Men are described only in their connection to women: the Shovel-Man, who dreamed of by “a dark-eyed woman in the old country,” or Jack, who “married a tough woman and they had eight children,” or a Polish boy, “out with his best girl” on a Saturday night. Men only and always long for women.

John Updike writes endlessly about men noticing women, kissing women, and marrying women.   “We are all Solomons lusting for Sheba’s salvation,” says the narrator of “Lifeguard.”

There is a drag queen in "A Bar in Charlotte Amelie," but he is a lonely, pathetic creature, and he never expresses any same-sex interest.











In Updike's magnum opus about alienated suburban heterosexuals, Rabbit Run (1960).  Rabbit (played by James Caan in the movie version) wonders why his friend Tothero likes to watch him undress.  Could he be queer?  He wonders in horror.  No -- it's a nostalgic pleasure, a memory of all the times he used to watch boys undress in the locker room when he was young.

Um...so that means Tothero isn't gay?

Alan Dugan was “the poet of masturbation,” endlessly describing his straight desires and exploits, with no mention of men except for barroom cronies.

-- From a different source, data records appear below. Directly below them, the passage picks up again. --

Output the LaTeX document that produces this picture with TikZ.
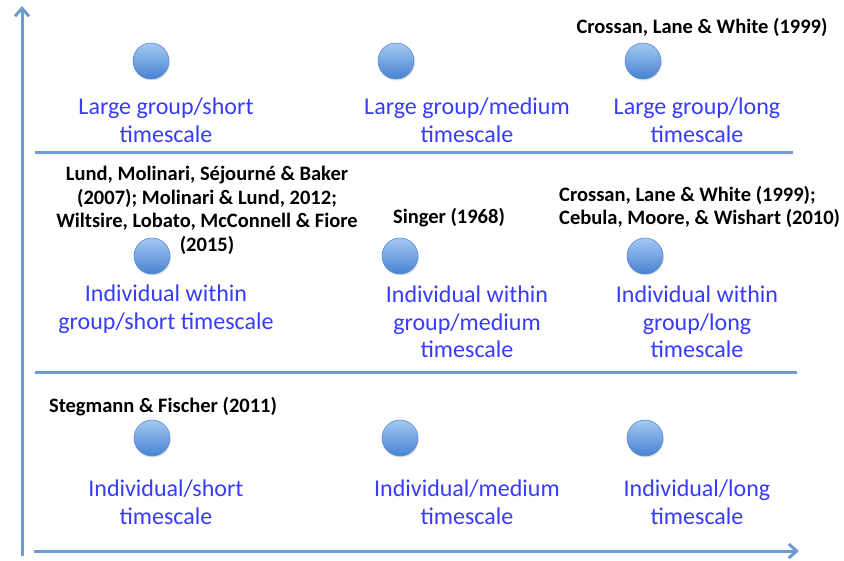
\documentclass[tikz,border=0pt]{standalone}
\usepackage{fontspec}
\setmainfont{Carlito}
\usetikzlibrary{arrows.meta,shadows}
\definecolor{axisblue}{RGB}{110,155,210}
\definecolor{labelblue}{RGB}{55,60,250}
\definecolor{dottop}{RGB}{165,200,242}
\definecolor{dotbot}{RGB}{70,130,210}
\definecolor{dotedge}{RGB}{90,140,205}
\tikzset{
  axisline/.style={draw=axisblue,line width=3pt},
  sepline/.style={draw=axisblue,line width=3pt},
  dot/.style={circle,minimum size=36pt,inner sep=0pt,top color=dottop,bottom color=dotbot,draw=dotedge,line width=0.6pt,
    drop shadow={shadow xshift=0.8pt,shadow yshift=-1.5pt,opacity=0.25}},
  lab/.style={text=labelblue,font=\fontsize{24}{27.5}\selectfont,align=center,inner sep=0pt},
  cite/.style={text=black,font=\bfseries\fontsize{20.5}{23.7}\selectfont,align=center,inner sep=0pt},
}
\begin{document}
\begin{tikzpicture}[x=1pt,y=-1pt]
\useasboundingbox (0,0) rectangle (844,561);
% axes
\coordinate (o1) at (22,556);
\coordinate (ytop) at (22,6);
\coordinate (o2) at (34,551);
\coordinate (xend) at (799,551);
\draw[axisline,-{Straight Barb[length=8pt,width=14pt]}] (o1) -- (ytop);
\draw[axisline,-{Straight Barb[length=8pt,width=14pt]}] (o2) -- (xend);
% separators
\coordinate (s1a) at (35,153); \coordinate (s1b) at (793,153);
\coordinate (s2a) at (35,373); \coordinate (s2b) at (797,373);
\draw[sepline] (s1a) -- (s1b);
\draw[sepline] (s2a) -- (s2b);
% dots
\node[dot] (d11) at (151,61) {};
\node[dot] (d12) at (396,61) {};
\node[dot] (d13) at (643,61) {};
\node[dot] (d21) at (152,256) {};
\node[dot] (d22) at (400,256) {};
\node[dot] (d23) at (645,256) {};
\node[dot] (d31) at (152,438) {};
\node[dot] (d32) at (400,438) {};
\node[dot] (d33) at (645,438) {};
% labels
\node[lab] (l11) at (166,120.5) {Large group/short\\timescale};
\node[lab] (l12) at (467,120.5) {Large group/medium\\timescale};
\node[lab] (l13) at (697,120.5) {Large group/long\\timescale};
\node[lab] (l21) at (166,309) {Individual within\\group/short timescale};
\node[lab] (l22) at (467,322) {Individual within\\group/medium\\timescale};
\node[lab] (l23) at (697,322) {Individual within\\group/long\\timescale};
\node[lab] (l31) at (166,502.5) {Individual/short\\timescale};
\node[lab] (l32) at (467,502.5) {Individual/medium\\timescale};
\node[lab] (l33) at (697,502.5) {Individual/long\\timescale};
% citations
\node[cite] (c13) at (702,27) {Crossan, Lane \& White (1999)};
\node[cite] (c21) at (207,210.5) {Lund, Molinari, Séjourné \& Baker\\(2007); Molinari \& Lund, 2012;\\Wiltsire, Lobato, McConnell \& Fiore\\(2015)};
\node[cite] (c22) at (449,218) {Singer (1968)};
\node[cite,align=left,anchor=west] (c23) at (559,207) {Crossan, Lane \& White (1999);\\Cebula, Moore, \& Wishart (2010)};
\node[cite] (c31) at (163,407) {Stegmann \& Fischer (2011)};
\end{tikzpicture}
\end{document}
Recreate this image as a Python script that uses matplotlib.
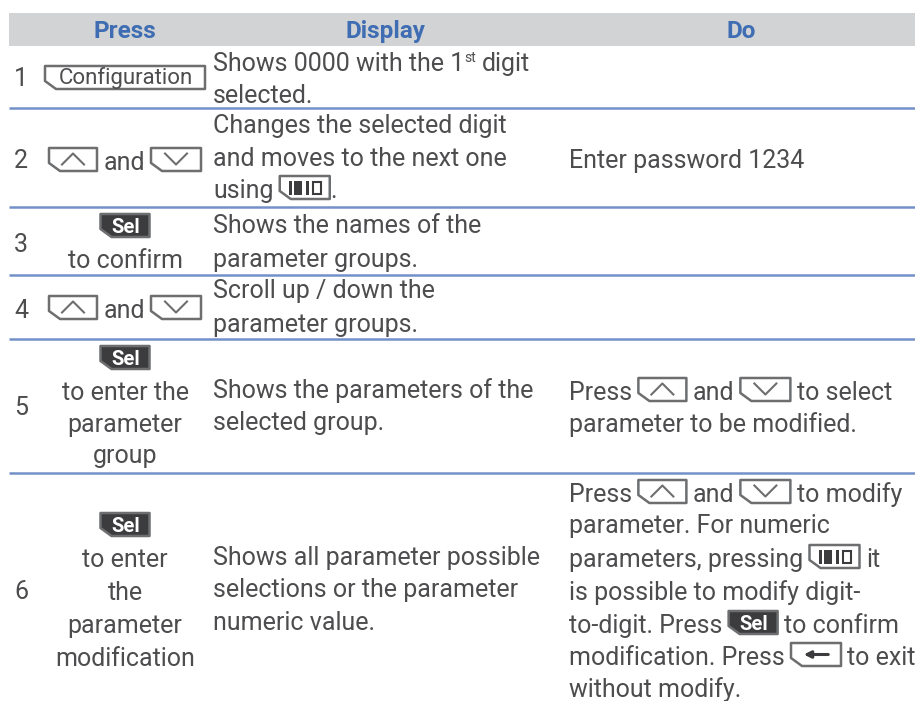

His “Night Song for a Boy” is not about a boy, but about his depression over his failure to get enough women.

In old age, Dugan has a homoerotic dream about a dead friend, but in perhaps the most homophobic line in any poem since Catullus, he is horrified at the thought that his dream self might be “an impotent homosexual necrophiliac,” and longs for the “right” sort of dreams, dreams about women, again.

Every selection on the syllabus of that long-ago class came from an author who obsessed over heterosexual passion and erased nearly every trace of same-sex love from the world.  Their descriptions of men are bare and lifeless, as if too trivial to mention amid the endless paragraphs devoted to girls’ legs.

There were gay writers in mid-20th century America to choose from: Truman Capote, John Cheever, Robert Duncan, Thom Gunn, Allen Ginsburg, Amiri Baraka, Tennessee Williams, Gore Vidal. But I never heard of any of them in Modern American Literature class.